The agent’s workflow components and process:

  1. SEO Analyst and Researcher: Takes a keyword, writing style, and audience parameters. Calls Google Search to analyze top-performing articles, identifying strong points to amplify and missing segments for improvement [23:43:00]. The researcher then conducts further searches to capture more data on missing pieces [25:53:00].
  2. Writer: Takes the gathered information as context to create a detailed first draft [26:02:00]. This content utilizes all the provided context intelligently, potentially integrating with a RAG system of internal articles and learnings [26:21:00].
  3. Editor: An LLM-based judge evaluates the first draft against predefined rules and provides feedback [24:19:00].
  4. Loop and Memory: The feedback is passed back to the writer via a memory component (chat history) between the writer and editor. This loop continues until a specific criterion is met (e.g., “excellent post” evaluation, or a set number of iterations) [24:31:00].
  5. Final Article: The process yields a useful, well-informed piece of content, saving significant time [24:49:00].

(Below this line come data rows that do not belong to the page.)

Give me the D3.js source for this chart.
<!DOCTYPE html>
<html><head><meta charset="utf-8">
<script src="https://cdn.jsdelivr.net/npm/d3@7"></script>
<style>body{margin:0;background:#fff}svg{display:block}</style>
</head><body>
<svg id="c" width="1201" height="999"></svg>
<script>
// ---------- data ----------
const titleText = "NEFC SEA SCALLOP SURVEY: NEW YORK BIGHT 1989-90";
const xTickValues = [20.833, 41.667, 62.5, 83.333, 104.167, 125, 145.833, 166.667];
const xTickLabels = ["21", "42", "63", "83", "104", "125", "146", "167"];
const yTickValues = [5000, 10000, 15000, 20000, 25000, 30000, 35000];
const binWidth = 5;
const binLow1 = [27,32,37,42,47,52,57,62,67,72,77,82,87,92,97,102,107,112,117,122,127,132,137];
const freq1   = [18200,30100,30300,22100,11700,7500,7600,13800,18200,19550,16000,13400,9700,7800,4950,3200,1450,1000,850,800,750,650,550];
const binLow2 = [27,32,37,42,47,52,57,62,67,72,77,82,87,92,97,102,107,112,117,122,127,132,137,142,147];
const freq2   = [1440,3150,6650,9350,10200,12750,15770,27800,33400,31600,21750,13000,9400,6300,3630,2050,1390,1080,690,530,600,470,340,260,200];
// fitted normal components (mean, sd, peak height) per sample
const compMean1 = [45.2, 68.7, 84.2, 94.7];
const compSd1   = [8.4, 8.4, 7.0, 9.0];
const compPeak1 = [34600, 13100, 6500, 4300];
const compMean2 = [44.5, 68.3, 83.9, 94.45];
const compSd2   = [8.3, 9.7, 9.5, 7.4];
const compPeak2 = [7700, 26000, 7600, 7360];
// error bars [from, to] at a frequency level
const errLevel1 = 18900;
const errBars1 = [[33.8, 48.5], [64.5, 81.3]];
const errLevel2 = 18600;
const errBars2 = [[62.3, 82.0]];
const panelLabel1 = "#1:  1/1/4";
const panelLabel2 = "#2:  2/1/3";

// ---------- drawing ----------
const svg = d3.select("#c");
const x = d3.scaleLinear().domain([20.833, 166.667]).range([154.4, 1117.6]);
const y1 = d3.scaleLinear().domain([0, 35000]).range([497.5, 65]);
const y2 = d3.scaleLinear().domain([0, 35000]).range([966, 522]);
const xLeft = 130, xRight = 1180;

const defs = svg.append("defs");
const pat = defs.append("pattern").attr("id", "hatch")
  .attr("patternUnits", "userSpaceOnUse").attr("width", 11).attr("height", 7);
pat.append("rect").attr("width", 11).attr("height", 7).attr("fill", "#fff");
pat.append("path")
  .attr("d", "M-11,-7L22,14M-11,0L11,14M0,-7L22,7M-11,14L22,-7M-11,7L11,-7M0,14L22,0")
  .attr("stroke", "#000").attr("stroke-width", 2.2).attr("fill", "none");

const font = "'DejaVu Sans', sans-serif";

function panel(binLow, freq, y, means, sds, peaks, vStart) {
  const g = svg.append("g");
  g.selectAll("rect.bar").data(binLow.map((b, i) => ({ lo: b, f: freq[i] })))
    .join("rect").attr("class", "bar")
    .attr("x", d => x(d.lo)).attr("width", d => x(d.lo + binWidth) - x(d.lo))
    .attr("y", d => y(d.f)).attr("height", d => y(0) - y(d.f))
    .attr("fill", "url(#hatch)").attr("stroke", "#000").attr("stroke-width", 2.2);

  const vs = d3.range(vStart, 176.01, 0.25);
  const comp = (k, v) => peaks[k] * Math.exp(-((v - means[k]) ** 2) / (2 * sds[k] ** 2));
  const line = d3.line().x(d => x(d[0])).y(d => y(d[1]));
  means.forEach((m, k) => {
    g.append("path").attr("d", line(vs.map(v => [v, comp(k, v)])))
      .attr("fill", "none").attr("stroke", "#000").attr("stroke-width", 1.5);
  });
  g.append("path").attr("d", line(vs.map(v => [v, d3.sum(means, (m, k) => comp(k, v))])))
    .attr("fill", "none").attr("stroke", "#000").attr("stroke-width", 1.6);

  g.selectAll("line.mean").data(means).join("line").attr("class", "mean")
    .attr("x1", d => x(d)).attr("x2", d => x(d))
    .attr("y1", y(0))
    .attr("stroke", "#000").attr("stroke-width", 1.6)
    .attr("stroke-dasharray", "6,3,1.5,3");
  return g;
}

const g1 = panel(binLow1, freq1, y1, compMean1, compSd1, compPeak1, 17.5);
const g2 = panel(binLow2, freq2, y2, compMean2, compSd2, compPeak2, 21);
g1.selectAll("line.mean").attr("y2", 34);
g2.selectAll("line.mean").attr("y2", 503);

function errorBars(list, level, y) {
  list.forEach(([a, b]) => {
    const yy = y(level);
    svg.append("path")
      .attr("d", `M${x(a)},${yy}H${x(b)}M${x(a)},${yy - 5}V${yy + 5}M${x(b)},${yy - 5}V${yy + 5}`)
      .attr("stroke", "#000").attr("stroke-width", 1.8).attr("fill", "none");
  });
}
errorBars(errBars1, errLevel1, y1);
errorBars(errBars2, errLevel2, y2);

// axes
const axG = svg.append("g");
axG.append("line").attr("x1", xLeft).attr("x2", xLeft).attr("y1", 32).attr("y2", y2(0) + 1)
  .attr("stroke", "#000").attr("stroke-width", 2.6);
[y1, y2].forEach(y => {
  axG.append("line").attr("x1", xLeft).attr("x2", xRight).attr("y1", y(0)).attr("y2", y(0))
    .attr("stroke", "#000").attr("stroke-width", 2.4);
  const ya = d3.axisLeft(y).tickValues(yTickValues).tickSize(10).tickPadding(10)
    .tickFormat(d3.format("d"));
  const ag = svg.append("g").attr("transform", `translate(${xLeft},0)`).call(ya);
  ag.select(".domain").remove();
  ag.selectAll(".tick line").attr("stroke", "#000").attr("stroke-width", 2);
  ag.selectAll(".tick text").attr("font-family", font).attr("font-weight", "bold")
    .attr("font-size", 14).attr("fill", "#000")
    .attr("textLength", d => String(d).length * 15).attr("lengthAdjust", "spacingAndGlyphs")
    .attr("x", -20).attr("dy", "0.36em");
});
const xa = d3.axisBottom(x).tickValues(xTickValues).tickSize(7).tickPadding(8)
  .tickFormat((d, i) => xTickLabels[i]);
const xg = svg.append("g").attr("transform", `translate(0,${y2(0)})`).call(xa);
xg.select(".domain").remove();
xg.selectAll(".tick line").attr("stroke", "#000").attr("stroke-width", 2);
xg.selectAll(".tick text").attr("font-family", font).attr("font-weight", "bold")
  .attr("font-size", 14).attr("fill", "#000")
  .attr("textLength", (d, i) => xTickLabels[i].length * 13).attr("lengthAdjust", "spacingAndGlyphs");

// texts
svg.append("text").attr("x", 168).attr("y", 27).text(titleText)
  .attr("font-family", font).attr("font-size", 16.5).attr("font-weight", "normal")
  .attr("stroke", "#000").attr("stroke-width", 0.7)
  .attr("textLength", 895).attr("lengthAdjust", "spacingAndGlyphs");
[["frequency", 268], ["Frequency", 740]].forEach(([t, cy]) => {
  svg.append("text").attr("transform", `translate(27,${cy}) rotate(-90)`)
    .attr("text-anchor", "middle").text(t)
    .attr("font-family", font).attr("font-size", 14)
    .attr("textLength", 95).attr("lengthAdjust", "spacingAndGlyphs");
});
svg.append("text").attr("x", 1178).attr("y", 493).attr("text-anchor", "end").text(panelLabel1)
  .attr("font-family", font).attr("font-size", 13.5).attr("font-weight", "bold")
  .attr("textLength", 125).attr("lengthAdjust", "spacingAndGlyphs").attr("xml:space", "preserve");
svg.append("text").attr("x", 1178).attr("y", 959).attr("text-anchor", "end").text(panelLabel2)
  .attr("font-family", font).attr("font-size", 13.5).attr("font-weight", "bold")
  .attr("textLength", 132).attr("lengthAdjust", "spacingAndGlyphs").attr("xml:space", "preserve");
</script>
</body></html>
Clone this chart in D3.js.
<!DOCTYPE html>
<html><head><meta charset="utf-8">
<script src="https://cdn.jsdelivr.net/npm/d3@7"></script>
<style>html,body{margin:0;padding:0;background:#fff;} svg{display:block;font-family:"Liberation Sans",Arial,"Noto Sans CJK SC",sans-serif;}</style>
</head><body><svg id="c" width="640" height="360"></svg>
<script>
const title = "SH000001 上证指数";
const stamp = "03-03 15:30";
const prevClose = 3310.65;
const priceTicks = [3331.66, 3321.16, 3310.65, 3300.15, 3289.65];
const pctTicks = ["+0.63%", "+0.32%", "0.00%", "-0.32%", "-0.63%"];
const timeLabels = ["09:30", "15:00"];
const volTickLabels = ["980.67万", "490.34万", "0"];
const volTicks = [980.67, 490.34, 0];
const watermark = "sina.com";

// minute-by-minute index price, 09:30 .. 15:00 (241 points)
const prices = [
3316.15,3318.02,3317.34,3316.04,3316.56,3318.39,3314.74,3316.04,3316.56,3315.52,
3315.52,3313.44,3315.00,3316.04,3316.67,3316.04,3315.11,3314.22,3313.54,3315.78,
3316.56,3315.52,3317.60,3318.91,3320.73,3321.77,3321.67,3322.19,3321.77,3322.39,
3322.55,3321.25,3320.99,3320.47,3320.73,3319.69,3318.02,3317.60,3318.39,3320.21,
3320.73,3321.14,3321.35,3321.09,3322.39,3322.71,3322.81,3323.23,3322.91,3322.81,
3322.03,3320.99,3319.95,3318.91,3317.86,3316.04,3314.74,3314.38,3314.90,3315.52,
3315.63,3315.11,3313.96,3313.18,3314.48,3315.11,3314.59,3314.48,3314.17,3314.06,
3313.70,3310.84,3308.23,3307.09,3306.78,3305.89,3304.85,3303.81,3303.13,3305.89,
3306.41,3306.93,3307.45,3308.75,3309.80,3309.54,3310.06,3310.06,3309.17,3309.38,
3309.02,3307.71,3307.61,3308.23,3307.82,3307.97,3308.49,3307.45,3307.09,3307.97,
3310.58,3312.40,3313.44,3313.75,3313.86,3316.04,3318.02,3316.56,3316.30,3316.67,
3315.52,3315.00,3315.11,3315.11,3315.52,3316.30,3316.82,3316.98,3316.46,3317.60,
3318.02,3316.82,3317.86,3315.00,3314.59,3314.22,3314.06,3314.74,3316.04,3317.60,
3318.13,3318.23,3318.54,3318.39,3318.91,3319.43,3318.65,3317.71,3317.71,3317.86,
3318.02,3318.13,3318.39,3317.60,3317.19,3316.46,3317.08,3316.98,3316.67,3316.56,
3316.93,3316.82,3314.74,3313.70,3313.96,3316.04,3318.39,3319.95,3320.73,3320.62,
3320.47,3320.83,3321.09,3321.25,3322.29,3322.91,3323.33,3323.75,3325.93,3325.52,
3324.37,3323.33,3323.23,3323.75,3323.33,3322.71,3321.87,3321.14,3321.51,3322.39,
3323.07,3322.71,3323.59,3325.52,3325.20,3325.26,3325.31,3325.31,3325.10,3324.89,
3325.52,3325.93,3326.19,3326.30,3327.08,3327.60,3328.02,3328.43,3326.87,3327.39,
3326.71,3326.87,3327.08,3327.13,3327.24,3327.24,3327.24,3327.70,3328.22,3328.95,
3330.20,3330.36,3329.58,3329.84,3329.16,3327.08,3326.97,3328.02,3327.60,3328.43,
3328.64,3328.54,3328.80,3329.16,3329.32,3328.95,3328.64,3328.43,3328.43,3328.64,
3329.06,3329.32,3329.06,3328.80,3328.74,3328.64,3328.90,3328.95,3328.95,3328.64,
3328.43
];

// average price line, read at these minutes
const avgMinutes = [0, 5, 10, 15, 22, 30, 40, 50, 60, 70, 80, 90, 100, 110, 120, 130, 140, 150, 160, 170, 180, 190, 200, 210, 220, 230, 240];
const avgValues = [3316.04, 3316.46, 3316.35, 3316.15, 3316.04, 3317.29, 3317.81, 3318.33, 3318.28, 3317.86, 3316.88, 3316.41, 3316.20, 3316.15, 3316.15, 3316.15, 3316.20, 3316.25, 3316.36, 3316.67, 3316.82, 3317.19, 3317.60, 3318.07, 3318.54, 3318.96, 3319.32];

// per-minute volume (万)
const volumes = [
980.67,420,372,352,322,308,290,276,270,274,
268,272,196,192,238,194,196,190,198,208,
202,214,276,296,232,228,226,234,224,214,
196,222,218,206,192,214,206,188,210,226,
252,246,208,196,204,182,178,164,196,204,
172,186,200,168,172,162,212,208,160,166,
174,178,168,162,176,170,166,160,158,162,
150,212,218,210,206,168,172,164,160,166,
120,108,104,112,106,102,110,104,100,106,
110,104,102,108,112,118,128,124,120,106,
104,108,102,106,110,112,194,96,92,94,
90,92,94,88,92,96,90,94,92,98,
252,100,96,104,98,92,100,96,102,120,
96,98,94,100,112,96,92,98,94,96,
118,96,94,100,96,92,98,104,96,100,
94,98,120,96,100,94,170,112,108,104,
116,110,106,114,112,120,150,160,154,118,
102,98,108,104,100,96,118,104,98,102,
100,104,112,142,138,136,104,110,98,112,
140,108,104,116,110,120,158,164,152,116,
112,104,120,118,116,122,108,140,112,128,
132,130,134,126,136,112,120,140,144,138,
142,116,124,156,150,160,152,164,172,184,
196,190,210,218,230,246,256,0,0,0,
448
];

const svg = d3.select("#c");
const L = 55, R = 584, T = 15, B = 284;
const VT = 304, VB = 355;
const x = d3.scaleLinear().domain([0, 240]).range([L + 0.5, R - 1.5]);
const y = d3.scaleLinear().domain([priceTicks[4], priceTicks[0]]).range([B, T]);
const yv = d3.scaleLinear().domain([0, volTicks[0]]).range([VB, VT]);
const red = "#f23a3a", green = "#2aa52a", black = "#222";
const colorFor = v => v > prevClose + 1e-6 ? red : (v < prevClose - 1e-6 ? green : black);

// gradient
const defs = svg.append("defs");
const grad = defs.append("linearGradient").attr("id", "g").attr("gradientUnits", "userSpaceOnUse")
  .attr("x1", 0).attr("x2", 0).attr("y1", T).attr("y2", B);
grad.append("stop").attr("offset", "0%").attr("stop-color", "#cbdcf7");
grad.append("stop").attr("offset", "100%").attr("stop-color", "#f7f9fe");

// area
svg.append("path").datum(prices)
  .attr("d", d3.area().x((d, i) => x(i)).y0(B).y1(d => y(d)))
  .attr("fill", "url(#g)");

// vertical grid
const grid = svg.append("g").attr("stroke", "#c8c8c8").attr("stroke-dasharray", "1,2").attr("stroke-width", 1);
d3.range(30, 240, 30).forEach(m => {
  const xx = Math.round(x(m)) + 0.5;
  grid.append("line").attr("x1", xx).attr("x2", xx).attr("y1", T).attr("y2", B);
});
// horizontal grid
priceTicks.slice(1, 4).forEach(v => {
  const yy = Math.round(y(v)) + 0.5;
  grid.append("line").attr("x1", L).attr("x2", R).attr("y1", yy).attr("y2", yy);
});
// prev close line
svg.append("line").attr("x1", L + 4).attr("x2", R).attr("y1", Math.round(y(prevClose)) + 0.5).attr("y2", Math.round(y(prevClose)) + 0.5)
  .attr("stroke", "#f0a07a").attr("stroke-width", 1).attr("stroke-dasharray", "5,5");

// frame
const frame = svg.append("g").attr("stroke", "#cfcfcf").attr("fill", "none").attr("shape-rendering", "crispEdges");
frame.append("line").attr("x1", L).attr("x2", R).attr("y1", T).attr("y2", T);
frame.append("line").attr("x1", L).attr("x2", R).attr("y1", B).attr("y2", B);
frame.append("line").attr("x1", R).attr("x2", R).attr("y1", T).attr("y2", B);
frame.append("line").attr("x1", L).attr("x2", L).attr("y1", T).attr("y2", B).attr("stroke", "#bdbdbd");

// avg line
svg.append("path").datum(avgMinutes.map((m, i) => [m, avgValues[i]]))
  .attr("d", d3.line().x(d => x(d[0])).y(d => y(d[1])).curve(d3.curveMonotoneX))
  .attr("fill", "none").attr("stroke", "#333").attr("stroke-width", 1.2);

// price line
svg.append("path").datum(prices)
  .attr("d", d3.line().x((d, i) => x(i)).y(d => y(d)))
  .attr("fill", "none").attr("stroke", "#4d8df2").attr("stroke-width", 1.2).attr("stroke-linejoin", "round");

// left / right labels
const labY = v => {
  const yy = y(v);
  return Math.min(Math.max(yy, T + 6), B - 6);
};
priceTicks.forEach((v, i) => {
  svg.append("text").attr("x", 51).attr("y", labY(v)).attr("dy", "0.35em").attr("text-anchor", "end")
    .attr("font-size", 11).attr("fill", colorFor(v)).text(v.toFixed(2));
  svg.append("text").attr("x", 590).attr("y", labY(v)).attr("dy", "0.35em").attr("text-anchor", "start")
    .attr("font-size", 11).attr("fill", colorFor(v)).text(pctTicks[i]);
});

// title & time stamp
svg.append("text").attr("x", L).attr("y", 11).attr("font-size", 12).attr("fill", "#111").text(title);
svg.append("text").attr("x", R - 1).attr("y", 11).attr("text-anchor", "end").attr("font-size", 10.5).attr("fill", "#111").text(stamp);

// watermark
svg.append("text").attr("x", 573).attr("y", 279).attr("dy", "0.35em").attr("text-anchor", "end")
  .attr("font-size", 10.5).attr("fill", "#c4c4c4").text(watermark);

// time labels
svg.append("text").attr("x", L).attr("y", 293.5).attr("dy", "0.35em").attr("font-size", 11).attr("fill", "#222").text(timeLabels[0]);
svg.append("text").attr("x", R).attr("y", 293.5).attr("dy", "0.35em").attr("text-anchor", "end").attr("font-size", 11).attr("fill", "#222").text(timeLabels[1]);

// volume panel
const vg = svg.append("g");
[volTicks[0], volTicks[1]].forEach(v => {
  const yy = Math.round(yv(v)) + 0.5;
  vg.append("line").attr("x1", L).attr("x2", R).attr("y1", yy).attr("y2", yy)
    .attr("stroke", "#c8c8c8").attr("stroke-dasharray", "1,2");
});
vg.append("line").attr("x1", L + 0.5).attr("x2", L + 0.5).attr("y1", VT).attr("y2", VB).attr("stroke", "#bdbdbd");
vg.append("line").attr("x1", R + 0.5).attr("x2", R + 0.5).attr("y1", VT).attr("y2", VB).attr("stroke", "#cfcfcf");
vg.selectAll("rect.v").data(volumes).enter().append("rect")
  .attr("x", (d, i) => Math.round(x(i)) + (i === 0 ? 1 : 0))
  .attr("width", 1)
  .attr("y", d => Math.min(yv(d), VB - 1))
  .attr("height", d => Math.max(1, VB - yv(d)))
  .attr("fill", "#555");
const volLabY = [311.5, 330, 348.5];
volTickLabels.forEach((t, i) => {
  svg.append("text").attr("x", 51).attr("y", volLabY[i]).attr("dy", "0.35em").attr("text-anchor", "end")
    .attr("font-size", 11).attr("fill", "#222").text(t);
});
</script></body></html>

This example highlights the complexity of orchestrating multiple AI components and tools within a single workflow, where continuous improvement and evaluation are paramount [25:25:00]. Tools like Bellum Workflows and their SDK are designed to bridge the gap between product and engineering teams, speeding up AI development while adhering to a test-driven approach [27:49:00]. They provide building blocks, flexibility, and self-documenting syntax, keeping UI and code in sync for collaborative definition, debugging, and improvement of workflows [28:14:00].